BRUSSELS — The European Commission said Aug. 17 it has launched a public consultation on the plans by Dutch royalty collecting society BUMA and its Belgian counterpart SABAM to scrap online music licensing restrictions.
It comes more than a year after the commission — the European Union’s executive branch — issued a “Statement of Objections” in which it notified 16 collecting societies that they were potentially breaking competition rules by extending their national monopolies into the online space.
According to the commission, BUMA and SABAM have agreed not to commit to any agreement containing an “economic residency clause” that would confine copyright holders to a collecting society from their national territory.
As previously reported, the commission is backing a single EU-wide copyright licensing scheme for Internet music services rather than one for each national territory in the 25 EU countries. In July, it called for Europe’s licensing and royalty collecting systems for online music to be simplified, claiming that the strict rules that govern the current system was stifling the growth of Web-based music services.
“Online distribution brings many benefits to artists and to consumers,” EU competition commissioner Neelie Kroes said in a statement issued Aug. 17. “I am committed to ensuring that the licensing system does not hamper the development of a genuine European single market between collecting societies to the benefit of these artists and consumers.”

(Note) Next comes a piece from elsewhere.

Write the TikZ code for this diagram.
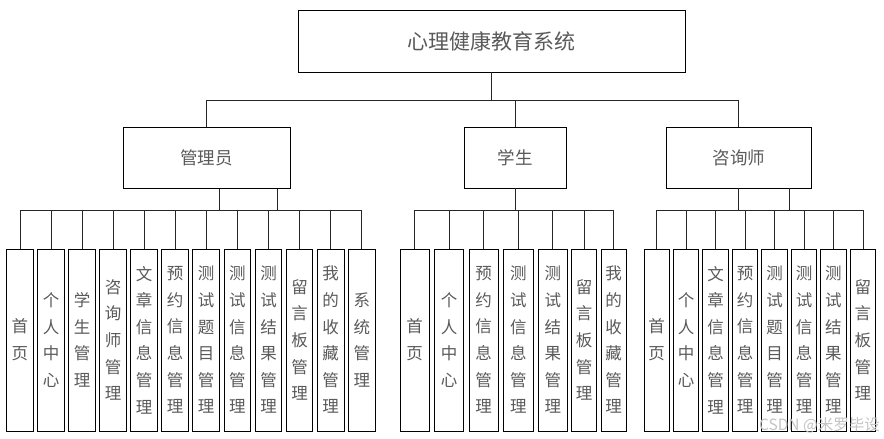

Representatives from BUMA and SABAM could not be reached for comment.
The commission has said that it suspects that the so-called “Santiago Agreement” between collecting societies potentially breaks EU competition rules. The agreement aims to allow each of the participating societies to grant to online commercial users “one-stop shop” copyright licenses which cover the music repertoires of all societies and which are valid in all their territories.
The Commission says it is continuing dialog with the other collecting societies, which included Britain’s PRS, France’s SACEM and Germany’s GEMA.